I have a couple of questions about absentee ballots in Florida in 2000.

#1. Was Judge Lacey Collier correct (as in, did he make the right decision, in your honest opinion) in ordering some previously rejected absentee ballots to be counted? For the record, here is relevant information about this from pages 77-78 here:

http://www.hoover.org/sites/default/files/uploads/documents/0817928820_55.pdf

"Fred Bartlit, the Bush lawyer handling the matter, next decided
on a lawsuit in Leon County, but when that court publicly
wondered whether it had jurisdiction, the Bush effort shifted to thirteen individual county courts. That wasn’t much better, in part because Florida was then in its contest period in which only the loser could sue and everything took place in Leon County, home of the capital, Tallahassee. By then, the Bush lawyers in Tallahassee were beginning to ask each other some pointed questions about Bartlit’s preparation. But the legal team finally found an appropriate forum for its complaint, the U.S. District Court for the Northern District of Florida in Pensacola. There, the Bush team asked for a declaratory judgment that certain specified grounds for invalidating overseas military ballots were illegal, and an injunction requiring the canvassing boards to reverse their rulings. That ruling would come in the form of a declaratory judgment and temporary restraining order issued by U.S. District Court Judge Lacey A. Collier on December 8 and 9, respectively. Judge Collier would order officials not to reject a federal write-in ballot that has been signed and dated “solely because the ballot or envelope does not have an APO, FPO, or foreign postmark;” or “solely because there is no record of an application for a state absentee ballot.”24"

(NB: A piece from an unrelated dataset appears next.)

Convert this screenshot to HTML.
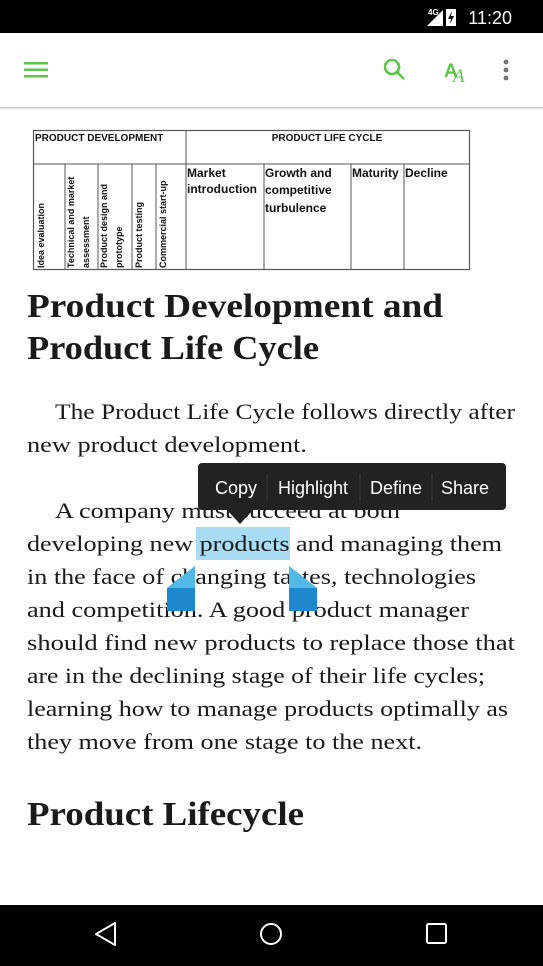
<!DOCTYPE html>
<html><head><meta charset="utf-8"><style>
html,body{margin:0;padding:0;width:543px;height:966px;overflow:hidden;background:#fff}
svg{display:block}
</style></head><body>
<svg width="543" height="966" viewBox="0 0 543 966" xmlns="http://www.w3.org/2000/svg" font-family="Liberation Serif, serif">
<defs><linearGradient id="sh" x1="0" y1="0" x2="0" y2="1"><stop offset="0" stop-color="#bbb"/><stop offset="1" stop-color="#fff" stop-opacity="0"/></linearGradient></defs>
<g>
<rect x="0" y="0" width="543" height="33" fill="#000"/>
<text x="428" y="15" font-family="Liberation Sans, sans-serif" font-size="8" font-weight="bold" fill="#fff">4G</text>
<polygon points="427,26 443,10 443,26" fill="#fff"/>
<rect x="446" y="9" width="10" height="17" fill="#fff"/>
<polygon points="452,11 448,19 451,19 450,24 454,16 451,16" fill="#000"/>
<text x="512" y="24" text-anchor="end" font-family="Liberation Sans, sans-serif" font-size="18" fill="#fff">11:20</text>
</g>
<g>
<rect x="0" y="33" width="543" height="74" fill="#fff"/>
<rect x="0" y="107" width="543" height="4" fill="url(#sh)"/>
<g fill="#5cc54a">
<rect x="24" y="62" width="24" height="2.5"/><rect x="24" y="68.5" width="24" height="2.5"/><rect x="24" y="75" width="24" height="2.5"/></g>
<g stroke="#5cc54a" stroke-width="2.6" fill="none">
<circle cx="392" cy="67" r="7"/><line x1="397" y1="72" x2="404" y2="79"/></g>
<g>
<text x="444" y="77" font-family="Liberation Sans, sans-serif" font-weight="bold" font-size="19" fill="#5cc54a">A</text>
<text x="453" y="82" font-family="Liberation Serif, serif" font-style="italic" font-size="19" fill="#5cc54a">A</text></g>
<g fill="#757575">
<circle cx="506" cy="62" r="2.4"/><circle cx="506" cy="70" r="2.4"/><circle cx="506" cy="78" r="2.4"/></g>
</g>
<g font-family="Liberation Sans, sans-serif" font-weight="bold" fill="#111">
<rect x="33.5" y="130.5" width="436" height="139" fill="#fff" stroke="#555" stroke-width="1.2"/>
<line x1="186" y1="130" x2="186" y2="270" stroke="#555"/>
<line x1="33" y1="164" x2="470" y2="164" stroke="#555"/>
<g stroke="#555"><line x1="65" y1="164" x2="65" y2="270"/><line x1="98" y1="164" x2="98" y2="270"/><line x1="132" y1="164" x2="132" y2="270"/><line x1="156" y1="164" x2="156" y2="270"/><line x1="264" y1="164" x2="264" y2="270"/><line x1="351" y1="164" x2="351" y2="270"/><line x1="404" y1="164" x2="404" y2="270"/></g>
<text x="35" y="141" font-size="10">PRODUCT DEVELOPMENT</text>
<text x="327" y="141" font-size="10" text-anchor="middle">PRODUCT LIFE CYCLE</text>
<text x="187" y="177" font-size="12">Market</text><text x="187" y="193" font-size="12">introduction</text>
<text x="265" y="177" font-size="12">Growth and</text><text x="265" y="194" font-size="12">competitive</text><text x="265" y="212" font-size="12">turbulence</text>
<text x="352" y="177" font-size="12">Maturity</text><text x="405" y="177" font-size="12">Decline</text>
<g font-size="9">
<text transform="translate(44,268) rotate(-90)">Idea evaluation</text>
<text transform="translate(74,268) rotate(-90)">Technical and market</text>
<text transform="translate(89,268) rotate(-90)">assessment</text>
<text transform="translate(107,268) rotate(-90)">Product design and</text>
<text transform="translate(122,268) rotate(-90)">prototype</text>
<text transform="translate(142,268) rotate(-90)">Product testing</text>
<text transform="translate(166,268) rotate(-90)">Commercial start-up</text>
</g></g>
<g fill="#1a1a1a">
<text x="27" y="317" font-size="34" font-weight="bold" textLength="416" lengthAdjust="spacingAndGlyphs">Product Development and</text>
<text x="27" y="359" font-size="34" font-weight="bold" textLength="292" lengthAdjust="spacingAndGlyphs">Product Life Cycle</text>
<rect x="196" y="527" width="94" height="33" fill="#a9dcf3"/>
<g font-size="22">
<text x="55" y="419" textLength="460" lengthAdjust="spacingAndGlyphs">The Product Life Cycle follows directly after</text>
<text x="27" y="452" textLength="280" lengthAdjust="spacingAndGlyphs">new product development.</text>
<text x="55" y="518" textLength="345" lengthAdjust="spacingAndGlyphs">A company must succeed at both</text>
<text x="27" y="551" textLength="475" lengthAdjust="spacingAndGlyphs">developing new products and managing them</text>
<text x="27" y="584" textLength="449" lengthAdjust="spacingAndGlyphs">in the face of changing tastes, technologies</text>
<text x="27" y="617" textLength="442" lengthAdjust="spacingAndGlyphs">and competition. A good product manager</text>
<text x="27" y="650" textLength="488" lengthAdjust="spacingAndGlyphs">should find new products to replace those that</text>
<text x="27" y="683" textLength="458" lengthAdjust="spacingAndGlyphs">are in the declining stage of their life cycles;</text>
<text x="27" y="716" textLength="481" lengthAdjust="spacingAndGlyphs">learning how to manage products optimally as</text>
<text x="27" y="749" textLength="395" lengthAdjust="spacingAndGlyphs">they move from one stage to the next.</text>
</g>
<text x="27" y="825" font-size="34" font-weight="bold" textLength="277" lengthAdjust="spacingAndGlyphs">Product Lifecycle</text>
</g>
<g>
<polygon points="195,566 195,611 167,611 167,588" fill="#1e88cf"/><polygon points="195,566 167,588 195,588" fill="#52b8e6"/></g>
<g>
<polygon points="289,566 289,611 317,611 317,588" fill="#1e88cf"/><polygon points="289,566 317,588 289,588" fill="#52b8e6"/></g>
<g font-family="Liberation Sans, sans-serif" font-size="18" fill="#fff">
<rect x="198" y="463" width="308" height="47" rx="4" fill="#222"/>
<polygon points="226,509 254,509 240,524" fill="#222"/>
<g stroke="#3c3c3c"><line x1="267" y1="474" x2="267" y2="500"/><line x1="360" y1="474" x2="360" y2="500"/><line x1="432" y1="474" x2="432" y2="500"/></g>
<text x="236" y="494" text-anchor="middle">Copy</text>
<text x="313" y="494" text-anchor="middle">Highlight</text>
<text x="396" y="494" text-anchor="middle">Define</text>
<text x="465" y="494" text-anchor="middle">Share</text>
</g>
<g>
<rect x="0" y="905" width="543" height="61" fill="#000"/>
<polygon points="96,934 115,923 115,945" fill="none" stroke="#fff" stroke-width="2" stroke-linejoin="round"/>
<circle cx="271" cy="934" r="10" fill="none" stroke="#fff" stroke-width="2"/>
<rect x="427" y="924" width="19" height="19" rx="1.5" fill="none" stroke="#fff" stroke-width="2"/>
</g>
</svg>
</body></html>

Also, for the record, this appears to be the text of Judge Lacey Collier's ruling itself:

http://law.justia.com/cases/federal/district-courts/FSupp2/123/1305/2479737/

#2. Did the media stations that conduct the Florida recount (in 2001) include the absentee ballots that Judge Lacey Collier ordered be counted in their calculations?

After all, it certainly *wouldn't* be very fair to exclude these absentee ballots from the 2001 media Florida recount! Thus, I am wondering if these absentee ballots were indeed counted in this recount.

(Also, for the record, Yes, I certainly know that there (unfortunately) *was* unequal treatment of Florida's absentee ballots among various Florida counties. However, that is a separate discussion for another day.)

Anyway, any thoughts on these questions of mine?